In Kyle Shanahan's case, you move on and keep trying to live up to the lofty standard of perfectionism that your father instilled in you -- and are as hard on yourself as you are on your assistant coaches and quarterbacks.
Because of this, unless and until he hoists a Lombardi, Kyle will inevitably view his own efforts as substandard. Two Sundays ago, after his strategic brilliance helped produce a 37-20 victory over the Green Bay Packers in the NFC Championship Game, he stood in a private hallway next to the 49ers' locker room and did his best to convey that the mission was far from accomplished.
"No it hasn't hit me yet," he said, "but our season's still going. There's only one team that's happy at the end of the year, and at least I know we've got a chance to be that team -- it's gonna be us or Kansas City. But the NFL is tough.

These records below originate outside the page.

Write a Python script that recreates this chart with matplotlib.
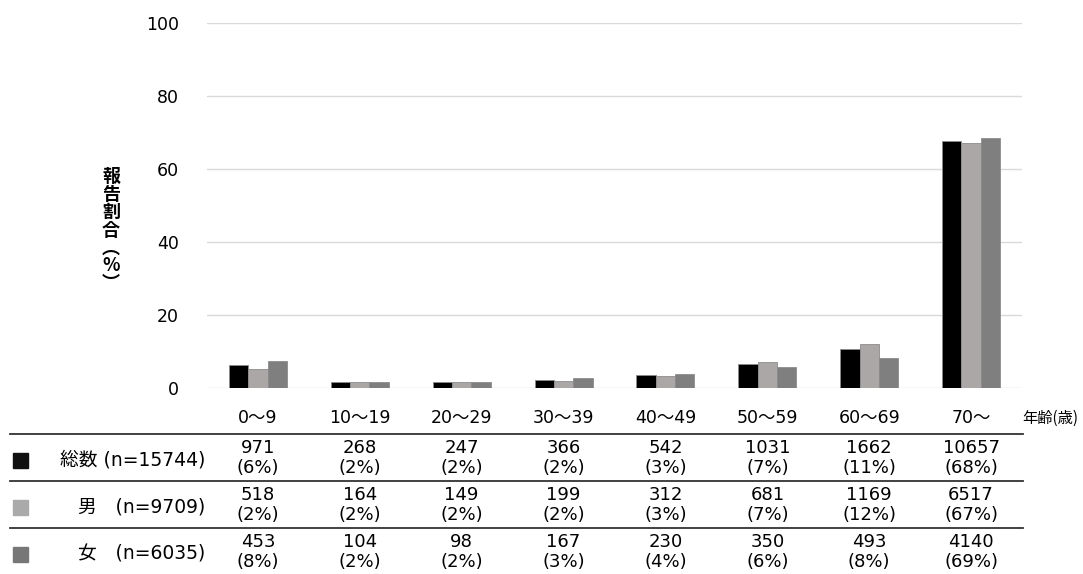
import numpy as np
import matplotlib.pyplot as plt
from matplotlib.patches import Rectangle

plt.rcParams['font.family'] = ['DejaVu Sans', 'Noto Sans CJK JP']

ages = ['0～9', '10～19', '20～29', '30～39', '40～49', '50～59', '60～69', '70～']
series_names = ['総数 (n=15744)', '男　(n=9709)', '女　(n=6035)']
series_n = [15744, 9709, 6035]
total_counts = [971, 268, 247, 366, 542, 1031, 1662, 10657]
male_counts = [518, 164, 149, 199, 312, 681, 1169, 6517]
female_counts = [453, 104, 98, 167, 230, 350, 493, 4140]
# percentages as printed in the source table (kept verbatim)
total_pct = ['6%', '2%', '2%', '2%', '3%', '7%', '11%', '68%']
male_pct = ['2%', '2%', '2%', '2%', '3%', '7%', '12%', '67%']
female_pct = ['8%', '2%', '2%', '3%', '4%', '6%', '8%', '69%']

bar_colors = ['#000000', '#aba7a6', '#7f7f7f']
legend_colors = ['#111111', '#aaaaaa', '#777777']

counts = [total_counts, male_counts, female_counts]
pcts = [total_pct, male_pct, female_pct]

fig = plt.figure(figsize=(10.83, 5.74), dpi=100)
W, H = 1083, 574
ax = fig.add_axes([207 / W, 1 - 388 / H, (1022 - 207) / W, (388 - 23) / H])

x = np.arange(len(ages))
bw = 0.19
for i in range(3):
    vals = np.array(counts[i]) / series_n[i] * 100
    ax.bar(x + (i - 1) * bw, vals, width=bw, color=bar_colors[i],
           edgecolor='#8c8c8c', linewidth=0.6, zorder=3)

ax.set_xlim(-0.5, len(ages) - 0.5)
ax.set_ylim(0, 100)
ax.set_yticks(range(0, 101, 20))
ax.yaxis.grid(True, color='#d9d9d9', linewidth=1.0, zorder=0)
for s in ['top', 'right', 'left', 'bottom']:
    ax.spines[s].set_visible(False)
ax.tick_params(axis='y', length=0, pad=20, labelsize=12.5)
ax.set_xticks([])

# y label, written vertically
fig.text(111 / W, 1 - 230 / H, '報\n告\n割\n合\n︵\n%\n︶', ha='center', va='center',
         fontsize=13, linespacing=0.92, family=['Noto Sans CJK JP', 'DejaVu Sans'],
         fontweight='bold')

# category labels
trans = ax.get_xaxis_transform()
lab_y = -(418 - 388) / (388 - 23)
for xi, lab in zip(x, ages):
    ax.text(xi, lab_y, lab, transform=trans, ha='center', va='center', fontsize=12.5)
fig.text(1022 / W, 1 - 418 / H, '年齢(歳)', ha='left', va='center', fontsize=11,
         family=['Noto Sans CJK JP', 'DejaVu Sans'])

# table lines
for yl in [434, 481, 528]:
    fig.add_artist(plt.Line2D([10 / W, 1023 / W], [1 - yl / H, 1 - yl / H],
                              color='#333333', linewidth=1.3))

row_tops = [434, 481, 528]
for r in range(3):
    top = row_tops[r]
    fig.add_artist(Rectangle((13 / W, 1 - (top + 34) / H), 15 / W, 15 / H,
                             color=legend_colors[r], transform=fig.transFigure))
    fig.text(205 / W, 1 - (top + 26) / H, series_names[r], ha='right', va='center',
             fontsize=13.5)
    for xi in x:
        xf = (207 + (xi + 0.5) * (1022 - 207) / len(ages)) / W
        fig.text(xf, 1 - (top + 14) / H, str(counts[r][xi]), ha='center', va='center',
                 fontsize=13)
        fig.text(xf, 1 - (top + 34) / H, '(' + pcts[r][xi] + ')', ha='center',
                 va='center', fontsize=13)

fig.savefig('out.png', dpi=100)
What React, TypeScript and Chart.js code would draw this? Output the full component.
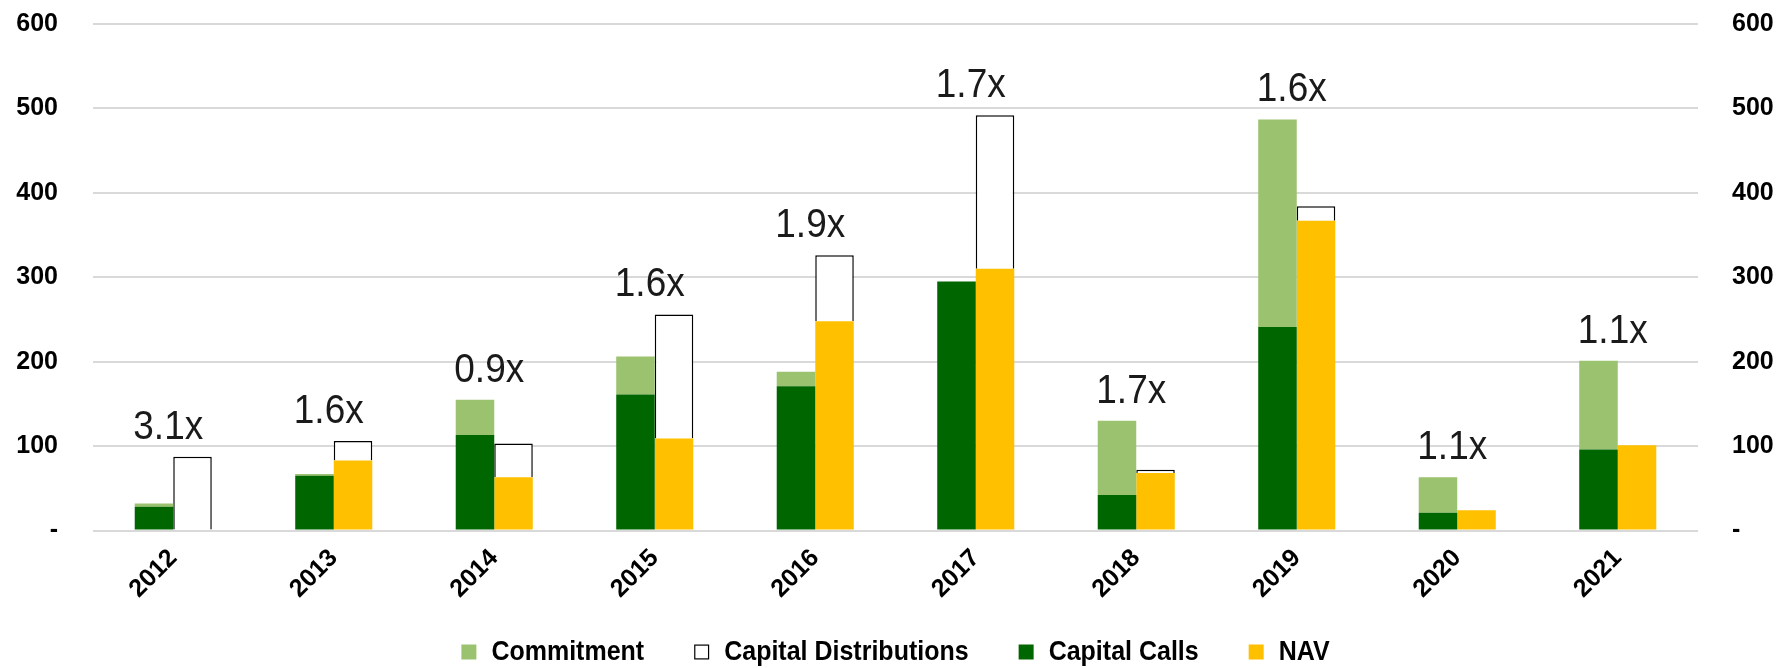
import React, { useEffect, useRef } from 'react';
import { Chart, registerables } from 'chart.js';

Chart.register(...registerables);

// ---- Data ----
const years = ['2012', '2013', '2014', '2015', '2016', '2017', '2018', '2019', '2020', '2021'];
const commitment = [32, 67, 155, 206, 188, 295, 130, 487, 63, 201];
const capitalCalls = [28, 65, 113, 161, 171, 295, 42, 241, 21, 96];
const nav = [0, 83, 63, 109, 248, 310, 68, 367, 24, 101];
const capitalDistributions = [87.5, 23, 40, 147, 78, 182, 4, 17, 0, 0];
const multiples = ['3.1x', '1.6x', '0.9x', '1.6x', '1.9x', '1.7x', '1.7x', '1.6x', '1.1x', '1.1x'];
const yTickValues = [0, 100, 200, 300, 400, 500, 600];

// ---- Styles ----
const LIGHT_GREEN = '#9BC26E';
const DARK_GREEN = '#006600';
const YELLOW = '#FFC000';
const GRID = '#D9D9D9';
const FONT = '"Liberation Sans", Arial, sans-serif';

const uncalledCommitment = commitment.map((c, i) => Math.max(0, c - capitalCalls[i]));

const multiplesPlugin = {
  id: 'multiplesLabels',
  afterDatasetsDraw(chart: any) {
    const ctx = chart.ctx;
    const xs = chart.scales.x;
    const ys = chart.scales.y;
    ctx.save();
    ctx.font = `37px ${FONT}`;
    ctx.fillStyle = '#1a1a1a';
    ctx.textAlign = 'center';
    ctx.textBaseline = 'alphabetic';
    multiples.forEach((t, i) => {
      const top = Math.max(commitment[i], capitalCalls[i], nav[i] + capitalDistributions[i]);
      const px = xs.getPixelForValue(i) - 5;
      const py = ys.getPixelForValue(top) - 18;
      ctx.save();
      ctx.translate(px, py);
      ctx.scale(1, 1.1);
      ctx.fillText(t, 0, 0);
      ctx.restore();
    });
    ctx.restore();
  },
};

const legendOrder = ['Commitment', 'Capital Distributions', 'Capital Calls', 'NAV'];

const customLegendPlugin = {
  id: 'customLegend',
  afterDraw(chart: any) {
    const ctx = chart.ctx;
    const area = chart.chartArea;
    const box = 15;
    const boxGap = 15;
    const itemGap = 50;
    const cy = 652;
    ctx.save();
    ctx.font = `bold 25px ${FONT}`;
    const items = legendOrder.map((name) => {
      const ds = chart.data.datasets.find((d: any) => d.label === name);
      return { name, ds, w: ctx.measureText(name).width };
    });
    const total = items.reduce((s, it) => s + box + boxGap + it.w, 0) + itemGap * (items.length - 1);
    let x = (area.left + area.right) / 2 - total / 2;
    items.forEach((it) => {
      ctx.fillStyle = it.ds.backgroundColor;
      ctx.fillRect(x, cy - box / 2, box, box);
      if (it.ds.borderWidth) {
        ctx.strokeStyle = '#000';
        ctx.lineWidth = 1.2;
        ctx.strokeRect(x + 0.6, cy - box / 2 + 0.6, box - 1.2, box - 1.2);
      }
      x += box + boxGap;
      ctx.fillStyle = '#000';
      ctx.textAlign = 'left';
      ctx.textBaseline = 'middle';
      ctx.save();
      ctx.translate(x, cy + 1);
      ctx.scale(1, 1.08);
      ctx.fillText(it.name, 0, 0);
      ctx.restore();
      x += it.w + itemGap;
    });
    ctx.restore();
  },
};

export default function App() {
  const canvasRef = useRef<HTMLCanvasElement | null>(null);

  useEffect(() => {
    if (!canvasRef.current) return;
    const tickFont = { family: FONT, size: 25, weight: 'bold' as const };
    const fmt = (v: any) => (Number(v) === 0 ? '-' : String(v));
    const chart = new Chart(canvasRef.current, {
      type: 'bar',
      data: {
        labels: years,
        datasets: [
          {
            label: 'Capital Calls',
            data: capitalCalls,
            backgroundColor: DARK_GREEN,
            stack: 'paid',
            borderWidth: 0,
          },
          {
            label: 'Commitment',
            data: uncalledCommitment,
            backgroundColor: LIGHT_GREEN,
            stack: 'paid',
            borderWidth: 0,
          },
          {
            label: 'NAV',
            data: nav,
            backgroundColor: YELLOW,
            stack: 'value',
            borderWidth: 0,
          },
          {
            label: 'Capital Distributions',
            data: capitalDistributions,
            backgroundColor: '#FFFFFF',
            borderColor: '#000000',
            borderWidth: 1.5,
            borderSkipped: 'start',
            stack: 'value',
          },
        ],
      },
      options: {
        responsive: false,
        animation: false,
        layout: { padding: { top: 24, bottom: 40, left: 0, right: 0 } },
        datasets: {
          bar: { categoryPercentage: 0.48, barPercentage: 1 },
        },
        plugins: {
          legend: { display: false },
          tooltip: { enabled: false },
          title: { display: false },
        },
        scales: {
          x: {
            stacked: true,
            grid: { display: false, drawTicks: false },
            border: { display: false },
            ticks: {
              font: tickFont,
              color: '#000',
              maxRotation: 45,
              minRotation: 45,
              autoSkip: false,
              padding: 13,
            },
            afterFit(scale: any) {
              scale.height = 97.5;
              scale.paddingLeft = 0;
              scale.paddingRight = 0;
            },
          },
          y: {
            position: 'left',
            stacked: true,
            min: 0,
            max: 600,
            afterBuildTicks(scale: any) {
              scale.ticks = yTickValues.map((v) => ({ value: v }));
            },
            grid: { color: GRID, lineWidth: 2, drawTicks: false },
            border: { display: false },
            ticks: { font: tickFont, color: '#000', padding: 35, callback: fmt },
            afterFit(scale: any) {
              scale.width = 93;
              scale.paddingTop = 0;
              scale.paddingBottom = 0;
            },
          },
          y2: {
            position: 'right',
            min: 0,
            max: 600,
            afterBuildTicks(scale: any) {
              scale.ticks = yTickValues.map((v) => ({ value: v }));
            },
            grid: { display: false, drawTicks: false },
            border: { display: false },
            ticks: { font: tickFont, color: '#000', padding: 34, callback: fmt },
            afterFit(scale: any) {
              scale.width = 81;
              scale.paddingTop = 0;
              scale.paddingBottom = 0;
            },
          },
        },
      },
      plugins: [multiplesPlugin, customLegendPlugin],
    } as any);
    return () => chart.destroy();
  }, []);

  return (
    <div style={{ position: 'absolute', left: 0, top: 0, width: 1779, height: 668, background: '#fff' }}>
      <canvas ref={canvasRef} width={1779} height={668} style={{ display: 'block' }} />
    </div>
  );
}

You've gotta earn everything in this league, and the players went out there today and earned the right to go to the Super Bowl.
"I'm just so pumped to be on this team -- we've got a special group of guys."
As the Niners close in on their biggest game since a Super Bowl XLVII defeat to the Baltimore Ravens seven years ago, it is becoming increasingly clear that they're being led by a special guy who has come a long, long way since jealous parents ascribed his teenaged hoops conquests to the last name with which he was born.
If anything, that last name -- and all that Mike Shanahan has accomplished -- has served as a driving force behind Kyle's quest for enduring excellence.
"The goal is winning championships, yes," Morris said. "But for Kyle, it's also him just trying to make his dad proud."
In that sense, even as Super Sunday approaches, the younger Shanahan has already won.